Rent touches on everything that a musical needs. It has complicated love stories, failed stars, and dirt-poor bohemian artists struggling to make it big. And to add to all of that, they can’t pay their rent and have AIDS. This is the archetypal New York tenement neighbourhood, apparently, which initially I found to be fairly stereotypical. Despite some obvious problems in translating the 1996 Broadway musical to the screen, you really feel, and indeed believe, by the end. The story is adapted from Puccini’s 1896 operetta La Bohème, detailing the lives and loves of bohemians in Paris, an opera that also had a huge influence on Moulin Rouge.
Set over 1989-90, we’re given an insight into the world of not only the cold and hungry bohemians, but the people who populate their lives: muggers, bums, drug-dealers and all sorts of unsavoury people, as well as other starving artists. All refuse to be evicted from their homes by a company with plans to build a cyber-city on their block. There is the former roommate Benny (Taye Diggs, Chicago) who has been corrupted by capitalism, documentary-maker Mark (Anthony Rapp), failed songwriter Roger (Adam Pascal) and drug addict stripper Mimi (Rosario Dawson, Sin City).
It was somewhat refreshing and unique to see many love ballads sung between the gay & lesbian couples in Rent. The lesbian artist and lawyer were bitchy, violent and unfaithful, with some very humorous dialogue and great songs. The cross-dressing Angel and ‘her’ Tom Collins sing a simple duet of love and hope, heart-wrenchingly marred by the spectre of AIDS. But don’t get me wrong, guys, Rosario Dawson puts her Sin City training to great use in her floor show…
Some of the songs are beginning to show their age, although pulled-off rather grandly here – the ballads, and everyman rock-style of the late 80s and early 90s is slightly dated. ‘Seasons Of Love’ is a brilliantly touching Schoenburg-worthy intro and later reprised with all of the passion of ‘Do You Hear The People Sing?’, while ‘La Vie Boheme’ had me inspired to drop out of university, move to New York, drink heavily, write poetry and take drugs.

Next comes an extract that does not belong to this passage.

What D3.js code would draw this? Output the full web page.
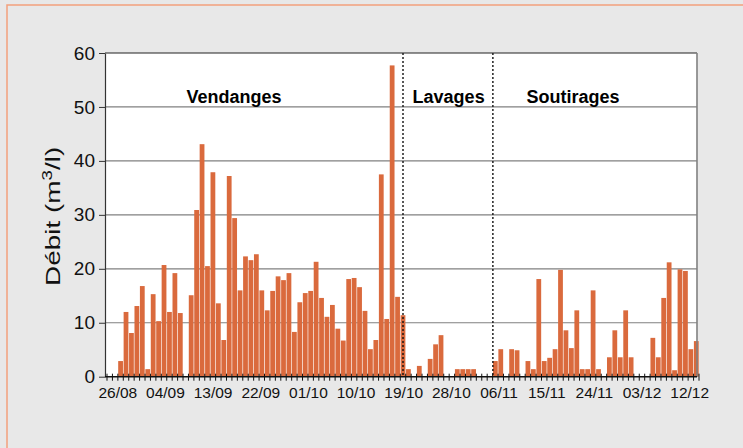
<!DOCTYPE html>
<html>
<head>
<meta charset="utf-8">
<script src="https://cdn.jsdelivr.net/npm/d3@7"></script>
<style>
  body { margin: 0; background: #e8e8e8; }
  text { font-family: "Liberation Sans", Arial, sans-serif; }
</style>
</head>
<body>
<div id="vis-container"></div>
<script>
// daily flow (m3/l), one value per day slot
const debit = [
  0, 0, 2.9, 12.0, 8.1, 13.1, 16.8, 1.4, 15.3, 10.3,
  20.7, 12.0, 19.2, 11.8, 0, 15.1, 30.9, 43.1, 20.5, 37.9,
  13.6, 6.8, 37.2, 29.4, 16.0, 22.3, 21.6, 22.7, 16.0, 12.3,
  15.9, 18.6, 17.9, 19.2, 8.3, 13.8, 15.5, 15.9, 21.3, 14.6,
  11.1, 13.3, 8.9, 6.7, 18.1, 18.3, 16.6, 12.2, 5.1, 6.8,
  37.5, 10.7, 57.7, 14.8, 11.4, 1.4, 0, 2.0, 0, 3.3,
  6.0, 7.7, 0, 0, 1.4, 1.4, 1.4, 1.4, 0, 0,
  0, 2.9, 5.1, 0, 5.1, 4.9, 0, 2.9, 1.4, 18.1,
  2.9, 3.5, 5.1, 19.8, 8.6, 5.3, 12.3, 1.4, 1.4, 16.0,
  1.4, 0, 3.6, 8.6, 3.6, 12.3, 3.6, 0, 0, 0,
  7.2, 3.6, 14.6, 21.2, 1.2, 19.9, 19.6, 5.1, 6.6
];

// date labels, every 9 days
const tickLabels = ["26/08", "04/09", "13/09", "22/09", "01/10", "10/10", "19/10",
                    "28/10", "06/11", "15/11", "24/11", "03/12", "12/12"];

const yTicks = [0, 10, 20, 30, 40, 50, 60];

// phases of the season
const phases = ["Vendanges", "Lavages", "Soutirages"];

const margin = {top: 53, right: 46, bottom: 71.3, left: 105};
const width = 743 - margin.left - margin.right;
const height = 448 - margin.top - margin.bottom;

const root = d3.select("#vis-container")
  .append("svg")
    .attr("width", 743)
    .attr("height", 448);

// orange frame (only top and left edges are visible)
root.append("rect")
  .attr("x", 7).attr("y", 5)
  .attr("width", 800).attr("height", 500)
  .attr("fill", "#e8e8e8")
  .attr("stroke", "#f2a07c")
  .attr("stroke-width", 1.5);

const svg = root.append("g")
  .attr("transform", `translate(${margin.left}, ${margin.top})`);

svg.append("rect")
  .attr("width", width).attr("height", height)
  .attr("fill", "#fff");

// scales
const x = d3.scaleBand()
  .domain(d3.range(debit.length))
  .range([2, width + 2])
  .paddingInner(0.12)
  .paddingOuter(0.06);

const step = x.step();
const slot = s => 2 + s * step;

const y = d3.scaleLinear()
  .domain([0, 60])
  .range([height, 0]);

// gridlines
svg.selectAll(".grid")
  .data(yTicks.filter(d => d > 0 && d < 60))
  .enter()
    .append("line")
    .attr("x1", 0).attr("x2", width)
    .attr("y1", d => y(d)).attr("y2", d => y(d))
    .attr("stroke", "#808080")
    .attr("stroke-width", 1.2);

// bars
svg.selectAll(".bar")
  .data(debit)
  .enter()
    .append("rect")
    .attr("x", (d, i) => x(i))
    .attr("y", d => y(d))
    .attr("width", x.bandwidth())
    .attr("height", d => height - y(d))
    .attr("fill", "#da6a3d");

// phase dividers (dotted)
svg.selectAll(".divider")
  .data([54.5, 71.05])
  .enter()
    .append("line")
    .attr("x1", d => slot(d)).attr("x2", d => slot(d))
    .attr("y1", 0).attr("y2", height)
    .attr("stroke", "#111")
    .attr("stroke-width", 1.4)
    .attr("stroke-dasharray", "2,2");

// phase labels
const phaseAt = [23.4, 62.9, 85.8];
svg.selectAll(".phase")
  .data(phases)
  .enter()
    .append("text")
    .attr("x", (d, i) => slot(phaseAt[i]))
    .attr("y", y(60) + 50)
    .attr("text-anchor", "middle")
    .style("font-size", "18px")
    .style("font-weight", "bold")
    .text(d => d);

// frame: top dark, right grey
svg.append("line")
  .attr("x1", 0).attr("x2", width)
  .attr("y1", 0).attr("y2", 0)
  .attr("stroke", "#222").attr("stroke-width", 1.2);
svg.append("line")
  .attr("x1", width).attr("x2", width)
  .attr("y1", 0).attr("y2", height)
  .attr("stroke", "#808080").attr("stroke-width", 1.6);

// y axis
const yAxis = svg.append("g")
  .call(d3.axisLeft(y).tickValues(yTicks).tickSize(6).tickPadding(4).tickSizeOuter(0));
yAxis.select(".domain").attr("stroke", "#333").attr("stroke-width", 1.2);
yAxis.selectAll(".tick line").attr("stroke", "#333");
yAxis.selectAll("text")
  .style("font-size", "19px")
  .attr("fill", "#111");

// x axis: line, one tick per day slot, labels every 9 days
svg.append("line")
  .attr("x1", 0).attr("x2", width)
  .attr("y1", height).attr("y2", height)
  .attr("stroke", "#111").attr("stroke-width", 1.4);

svg.selectAll(".xtick")
  .data(d3.range(debit.length + 1))
  .enter()
    .append("line")
    .attr("x1", d => slot(d)).attr("x2", d => slot(d))
    .attr("y1", height - 3).attr("y2", height + 4)
    .attr("stroke", "#111")
    .attr("stroke-width", 1);

const labelX = d3.scaleLinear()
  .domain([0, tickLabels.length - 1])
  .range([12.8, 584.7]);

svg.selectAll(".xlabel")
  .data(tickLabels)
  .enter()
    .append("text")
    .attr("x", (d, i) => labelX(i))
    .attr("y", height + 21.5)
    .attr("text-anchor", "middle")
    .style("font-size", "15.5px")
    .attr("fill", "#111")
    .text(d => d);

// y axis title (stretched along its length like in the source)
const yTitle = root.append("text")
  .attr("transform", `translate(60, ${margin.top + height / 2 + 1.5}) rotate(-90) scale(1.33, 1)`)
  .attr("text-anchor", "middle")
  .style("font-size", "21px")
  .attr("fill", "#111");
yTitle.append("tspan").text("Débit (m");
yTitle.append("tspan").attr("dy", -8).style("font-size", "14px").text("3");
yTitle.append("tspan").attr("dy", 8).text("/l)");
</script>
</body>
</html>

Rent far surpassed my expectations of it. It truly is a ‘feel-good’ film, ultimately, with the charm and power of the Broadway hit. Tragic and involving storylines, moving songs as well as smooth dialogue show us the events of a year in the life of Bohemia; a place of magic and constant escapism, but also of death and poverty, and daily struggle for the artists of the world.